++++ Information provided ++++

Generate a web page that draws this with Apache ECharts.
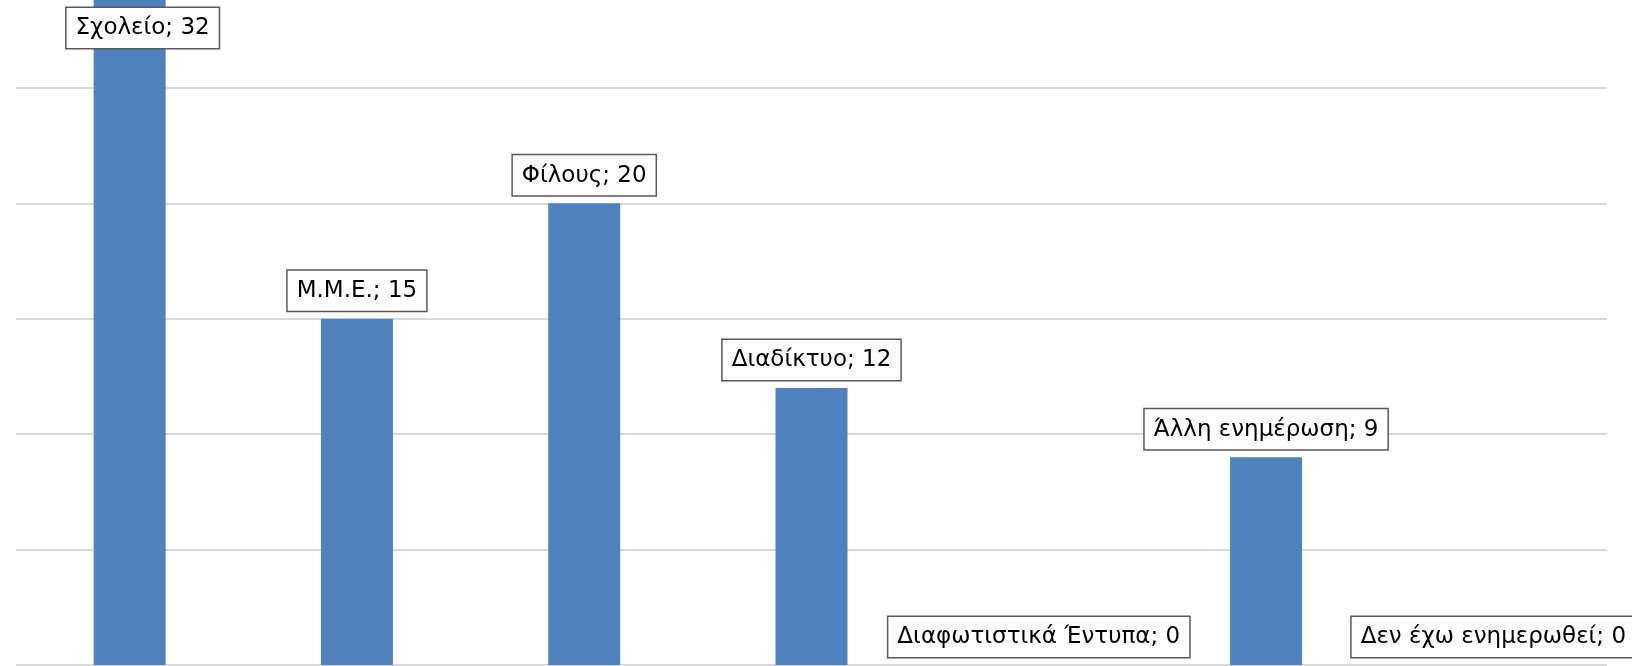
<!DOCTYPE html>
<html><head><meta charset="utf-8">
<script src="https://cdn.jsdelivr.net/npm/echarts@6/dist/echarts.min.js"></script>
<style>html,body{margin:0;padding:0;background:#fff}#c{width:1632px;height:666px}</style>
</head><body><div id="c"></div>
<script>
const categories = ["Σχολείο","Μ.Μ.Ε.","Φίλους","Διαδίκτυο","Διαφωτιστικά Έντυπα","Άλλη ενημέρωση","Δεν έχω ενημερωθεί"];
const values = [32, 15, 20, 12, 0, 9, 0];
const yMax = 28.81;

const chart = echarts.init(document.getElementById('c'), null, {renderer:'canvas'});
const data = values.map((v, i) => {
  const d = {value: v};
  if (v > yMax) d.label = {position: 'insideTop', distance: 8, offset: [13, 0]};
  return d;
});
chart.setOption({
  animation: false,
  grid: {left: 16, right: 25, top: 0, bottom: 1, containLabel: false},
  xAxis: {type: 'category', data: categories, axisLine: {show: false}, axisTick: {show: false}, axisLabel: {show: false}},
  yAxis: {type: 'value', min: 0, max: yMax, interval: 5, axisLabel: {show: false}, axisLine: {show: false}, axisTick: {show: false},
    splitLine: {show: true, showMaxLine: false, lineStyle: {color: '#D9D9D9', width: 2}}},
  series: [{
    type: 'bar', data: data, barWidth: 72, clip: true,
    itemStyle: {color: '#4F81BD'},
    label: {show: true, position: 'top', distance: 8,
      formatter: p => categories[p.dataIndex] + '; ' + p.value,
      fontFamily: 'DejaVu Sans', fontSize: 23, color: '#000',
      backgroundColor: '#fff', borderColor: '#595959', borderWidth: 1.5,
      padding: [9, 9, 8, 9]}
  }]
});
</script></body></html>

++++

Given request: Copy the data character for character, but drop all pictures from the copy.

Solution below:
Generate a web page that draws this with Apache ECharts.
<!DOCTYPE html>
<html><head><meta charset="utf-8">
<script src="https://cdn.jsdelivr.net/npm/echarts@6/dist/echarts.min.js"></script>
<style>html,body{margin:0;padding:0;background:#fff}#c{width:1632px;height:666px}</style>
</head><body><div id="c"></div>
<script>
const categories = ["Σχολείο","Μ.Μ.Ε.","Φίλους","Διαδίκτυο","Διαφωτιστικά Έντυπα","Άλλη ενημέρωση","Δεν έχω ενημερωθεί"];
const values = [32, 15, 20, 12, 0, 9, 0];
const yMax = 28.81;

const chart = echarts.init(document.getElementById('c'), null, {renderer:'canvas'});
const data = values.map((v, i) => {
  const d = {value: v};
  if (v > yMax) d.label = {position: 'insideTop', distance: 8, offset: [13, 0]};
  return d;
});
chart.setOption({
  animation: false,
  grid: {left: 16, right: 25, top: 0, bottom: 1, containLabel: false},
  xAxis: {type: 'category', data: categories, axisLine: {show: false}, axisTick: {show: false}, axisLabel: {show: false}},
  yAxis: {type: 'value', min: 0, max: yMax, interval: 5, axisLabel: {show: false}, axisLine: {show: false}, axisTick: {show: false},
    splitLine: {show: true, showMaxLine: false, lineStyle: {color: '#D9D9D9', width: 2}}},
  series: [{
    type: 'bar', data: data, barWidth: 72, clip: true,
    itemStyle: {color: '#4F81BD'},
    label: {show: true, position: 'top', distance: 8,
      formatter: p => categories[p.dataIndex] + '; ' + p.value,
      fontFamily: 'DejaVu Sans', fontSize: 23, color: '#000',
      backgroundColor: '#fff', borderColor: '#595959', borderWidth: 1.5,
      padding: [9, 9, 8, 9]}
  }]
});
</script></body></html>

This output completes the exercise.